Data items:
BEGIN

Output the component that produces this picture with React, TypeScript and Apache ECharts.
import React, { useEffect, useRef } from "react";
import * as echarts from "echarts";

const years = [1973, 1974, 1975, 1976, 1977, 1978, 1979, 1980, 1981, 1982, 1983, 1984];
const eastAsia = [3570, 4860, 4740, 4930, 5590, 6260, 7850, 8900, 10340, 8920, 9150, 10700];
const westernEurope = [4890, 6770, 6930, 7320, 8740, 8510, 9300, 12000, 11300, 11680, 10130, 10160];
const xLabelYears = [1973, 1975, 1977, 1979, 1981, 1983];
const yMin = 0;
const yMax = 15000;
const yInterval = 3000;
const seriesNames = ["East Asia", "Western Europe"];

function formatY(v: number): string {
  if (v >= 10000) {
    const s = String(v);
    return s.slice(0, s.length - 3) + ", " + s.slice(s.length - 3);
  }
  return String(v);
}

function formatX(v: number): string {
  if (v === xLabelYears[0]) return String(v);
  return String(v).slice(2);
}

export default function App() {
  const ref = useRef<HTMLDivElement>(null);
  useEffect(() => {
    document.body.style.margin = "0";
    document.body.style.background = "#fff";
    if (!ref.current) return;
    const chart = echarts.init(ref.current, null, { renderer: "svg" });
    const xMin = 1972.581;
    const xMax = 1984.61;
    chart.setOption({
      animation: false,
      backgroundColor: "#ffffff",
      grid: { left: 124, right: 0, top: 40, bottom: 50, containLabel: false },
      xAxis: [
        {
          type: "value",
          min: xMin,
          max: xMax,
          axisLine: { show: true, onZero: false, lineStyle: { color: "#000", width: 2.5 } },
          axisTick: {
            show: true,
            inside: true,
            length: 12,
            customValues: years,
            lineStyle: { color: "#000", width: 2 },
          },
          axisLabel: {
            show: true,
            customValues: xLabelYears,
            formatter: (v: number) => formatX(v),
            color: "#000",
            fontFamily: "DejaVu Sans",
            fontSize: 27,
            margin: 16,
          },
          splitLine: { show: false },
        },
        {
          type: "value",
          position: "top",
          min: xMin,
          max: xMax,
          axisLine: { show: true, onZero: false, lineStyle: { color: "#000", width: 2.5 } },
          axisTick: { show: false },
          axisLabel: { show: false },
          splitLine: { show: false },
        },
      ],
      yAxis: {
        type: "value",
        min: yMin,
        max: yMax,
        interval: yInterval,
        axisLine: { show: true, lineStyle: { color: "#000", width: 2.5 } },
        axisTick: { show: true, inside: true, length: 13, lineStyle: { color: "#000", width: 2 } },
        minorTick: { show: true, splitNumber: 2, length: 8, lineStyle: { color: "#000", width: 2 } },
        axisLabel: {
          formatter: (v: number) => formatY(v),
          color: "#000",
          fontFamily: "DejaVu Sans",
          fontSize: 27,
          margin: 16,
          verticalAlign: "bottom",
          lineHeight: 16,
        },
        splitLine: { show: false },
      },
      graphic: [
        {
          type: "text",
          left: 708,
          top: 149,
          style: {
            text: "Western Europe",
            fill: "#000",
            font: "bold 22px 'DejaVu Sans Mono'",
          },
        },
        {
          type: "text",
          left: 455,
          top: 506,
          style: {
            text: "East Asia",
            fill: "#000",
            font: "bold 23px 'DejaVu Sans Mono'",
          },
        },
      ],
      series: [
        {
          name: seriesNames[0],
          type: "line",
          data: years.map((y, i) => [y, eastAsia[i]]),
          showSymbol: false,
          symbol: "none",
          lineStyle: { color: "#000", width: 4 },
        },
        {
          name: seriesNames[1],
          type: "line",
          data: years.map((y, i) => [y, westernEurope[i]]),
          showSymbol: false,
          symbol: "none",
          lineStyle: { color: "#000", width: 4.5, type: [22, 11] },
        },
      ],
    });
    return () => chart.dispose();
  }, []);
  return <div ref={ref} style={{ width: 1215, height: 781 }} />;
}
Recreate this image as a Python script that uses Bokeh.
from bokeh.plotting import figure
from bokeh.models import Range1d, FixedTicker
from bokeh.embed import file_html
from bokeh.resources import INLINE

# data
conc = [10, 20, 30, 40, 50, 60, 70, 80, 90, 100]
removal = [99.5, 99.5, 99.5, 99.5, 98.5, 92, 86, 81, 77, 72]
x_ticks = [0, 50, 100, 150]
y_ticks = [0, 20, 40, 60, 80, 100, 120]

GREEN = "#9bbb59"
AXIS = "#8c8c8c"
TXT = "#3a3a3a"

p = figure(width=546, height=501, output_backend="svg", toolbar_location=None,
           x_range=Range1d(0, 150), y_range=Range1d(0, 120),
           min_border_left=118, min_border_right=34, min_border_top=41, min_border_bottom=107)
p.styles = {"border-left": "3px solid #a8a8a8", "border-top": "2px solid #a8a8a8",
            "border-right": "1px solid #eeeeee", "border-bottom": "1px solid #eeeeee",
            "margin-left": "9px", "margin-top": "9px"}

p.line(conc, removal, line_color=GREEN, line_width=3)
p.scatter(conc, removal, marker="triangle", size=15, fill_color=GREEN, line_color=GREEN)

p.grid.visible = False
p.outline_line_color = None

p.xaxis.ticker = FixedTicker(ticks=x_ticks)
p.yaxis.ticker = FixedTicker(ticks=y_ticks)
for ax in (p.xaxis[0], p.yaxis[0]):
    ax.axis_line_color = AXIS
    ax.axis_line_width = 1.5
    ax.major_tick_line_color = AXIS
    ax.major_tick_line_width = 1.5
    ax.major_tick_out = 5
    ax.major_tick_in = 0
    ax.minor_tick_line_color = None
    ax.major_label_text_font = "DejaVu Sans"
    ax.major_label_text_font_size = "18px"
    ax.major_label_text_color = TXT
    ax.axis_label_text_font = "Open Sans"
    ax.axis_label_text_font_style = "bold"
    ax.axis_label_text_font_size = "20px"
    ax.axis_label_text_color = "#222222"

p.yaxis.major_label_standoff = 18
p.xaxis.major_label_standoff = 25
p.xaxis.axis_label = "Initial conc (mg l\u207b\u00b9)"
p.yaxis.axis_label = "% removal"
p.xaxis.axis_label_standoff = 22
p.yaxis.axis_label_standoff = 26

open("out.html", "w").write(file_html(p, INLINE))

END

■ INSTRUCTION:
Repeat the records exactly, including every line.

■ REPLY:
Output the component that produces this picture with React, TypeScript and Apache ECharts.
import React, { useEffect, useRef } from "react";
import * as echarts from "echarts";

const years = [1973, 1974, 1975, 1976, 1977, 1978, 1979, 1980, 1981, 1982, 1983, 1984];
const eastAsia = [3570, 4860, 4740, 4930, 5590, 6260, 7850, 8900, 10340, 8920, 9150, 10700];
const westernEurope = [4890, 6770, 6930, 7320, 8740, 8510, 9300, 12000, 11300, 11680, 10130, 10160];
const xLabelYears = [1973, 1975, 1977, 1979, 1981, 1983];
const yMin = 0;
const yMax = 15000;
const yInterval = 3000;
const seriesNames = ["East Asia", "Western Europe"];

function formatY(v: number): string {
  if (v >= 10000) {
    const s = String(v);
    return s.slice(0, s.length - 3) + ", " + s.slice(s.length - 3);
  }
  return String(v);
}

function formatX(v: number): string {
  if (v === xLabelYears[0]) return String(v);
  return String(v).slice(2);
}

export default function App() {
  const ref = useRef<HTMLDivElement>(null);
  useEffect(() => {
    document.body.style.margin = "0";
    document.body.style.background = "#fff";
    if (!ref.current) return;
    const chart = echarts.init(ref.current, null, { renderer: "svg" });
    const xMin = 1972.581;
    const xMax = 1984.61;
    chart.setOption({
      animation: false,
      backgroundColor: "#ffffff",
      grid: { left: 124, right: 0, top: 40, bottom: 50, containLabel: false },
      xAxis: [
        {
          type: "value",
          min: xMin,
          max: xMax,
          axisLine: { show: true, onZero: false, lineStyle: { color: "#000", width: 2.5 } },
          axisTick: {
            show: true,
            inside: true,
            length: 12,
            customValues: years,
            lineStyle: { color: "#000", width: 2 },
          },
          axisLabel: {
            show: true,
            customValues: xLabelYears,
            formatter: (v: number) => formatX(v),
            color: "#000",
            fontFamily: "DejaVu Sans",
            fontSize: 27,
            margin: 16,
          },
          splitLine: { show: false },
        },
        {
          type: "value",
          position: "top",
          min: xMin,
          max: xMax,
          axisLine: { show: true, onZero: false, lineStyle: { color: "#000", width: 2.5 } },
          axisTick: { show: false },
          axisLabel: { show: false },
          splitLine: { show: false },
        },
      ],
      yAxis: {
        type: "value",
        min: yMin,
        max: yMax,
        interval: yInterval,
        axisLine: { show: true, lineStyle: { color: "#000", width: 2.5 } },
        axisTick: { show: true, inside: true, length: 13, lineStyle: { color: "#000", width: 2 } },
        minorTick: { show: true, splitNumber: 2, length: 8, lineStyle: { color: "#000", width: 2 } },
        axisLabel: {
          formatter: (v: number) => formatY(v),
          color: "#000",
          fontFamily: "DejaVu Sans",
          fontSize: 27,
          margin: 16,
          verticalAlign: "bottom",
          lineHeight: 16,
        },
        splitLine: { show: false },
      },
      graphic: [
        {
          type: "text",
          left: 708,
          top: 149,
          style: {
            text: "Western Europe",
            fill: "#000",
            font: "bold 22px 'DejaVu Sans Mono'",
          },
        },
        {
          type: "text",
          left: 455,
          top: 506,
          style: {
            text: "East Asia",
            fill: "#000",
            font: "bold 23px 'DejaVu Sans Mono'",
          },
        },
      ],
      series: [
        {
          name: seriesNames[0],
          type: "line",
          data: years.map((y, i) => [y, eastAsia[i]]),
          showSymbol: false,
          symbol: "none",
          lineStyle: { color: "#000", width: 4 },
        },
        {
          name: seriesNames[1],
          type: "line",
          data: years.map((y, i) => [y, westernEurope[i]]),
          showSymbol: false,
          symbol: "none",
          lineStyle: { color: "#000", width: 4.5, type: [22, 11] },
        },
      ],
    });
    return () => chart.dispose();
  }, []);
  return <div ref={ref} style={{ width: 1215, height: 781 }} />;
}
Recreate this image as a Python script that uses Bokeh.
from bokeh.plotting import figure
from bokeh.models import Range1d, FixedTicker
from bokeh.embed import file_html
from bokeh.resources import INLINE

# data
conc = [10, 20, 30, 40, 50, 60, 70, 80, 90, 100]
removal = [99.5, 99.5, 99.5, 99.5, 98.5, 92, 86, 81, 77, 72]
x_ticks = [0, 50, 100, 150]
y_ticks = [0, 20, 40, 60, 80, 100, 120]

GREEN = "#9bbb59"
AXIS = "#8c8c8c"
TXT = "#3a3a3a"

p = figure(width=546, height=501, output_backend="svg", toolbar_location=None,
           x_range=Range1d(0, 150), y_range=Range1d(0, 120),
           min_border_left=118, min_border_right=34, min_border_top=41, min_border_bottom=107)
p.styles = {"border-left": "3px solid #a8a8a8", "border-top": "2px solid #a8a8a8",
            "border-right": "1px solid #eeeeee", "border-bottom": "1px solid #eeeeee",
            "margin-left": "9px", "margin-top": "9px"}

p.line(conc, removal, line_color=GREEN, line_width=3)
p.scatter(conc, removal, marker="triangle", size=15, fill_color=GREEN, line_color=GREEN)

p.grid.visible = False
p.outline_line_color = None

p.xaxis.ticker = FixedTicker(ticks=x_ticks)
p.yaxis.ticker = FixedTicker(ticks=y_ticks)
for ax in (p.xaxis[0], p.yaxis[0]):
    ax.axis_line_color = AXIS
    ax.axis_line_width = 1.5
    ax.major_tick_line_color = AXIS
    ax.major_tick_line_width = 1.5
    ax.major_tick_out = 5
    ax.major_tick_in = 0
    ax.minor_tick_line_color = None
    ax.major_label_text_font = "DejaVu Sans"
    ax.major_label_text_font_size = "18px"
    ax.major_label_text_color = TXT
    ax.axis_label_text_font = "Open Sans"
    ax.axis_label_text_font_style = "bold"
    ax.axis_label_text_font_size = "20px"
    ax.axis_label_text_color = "#222222"

p.yaxis.major_label_standoff = 18
p.xaxis.major_label_standoff = 25
p.xaxis.axis_label = "Initial conc (mg l\u207b\u00b9)"
p.yaxis.axis_label = "% removal"
p.xaxis.axis_label_standoff = 22
p.yaxis.axis_label_standoff = 26

open("out.html", "w").write(file_html(p, INLINE))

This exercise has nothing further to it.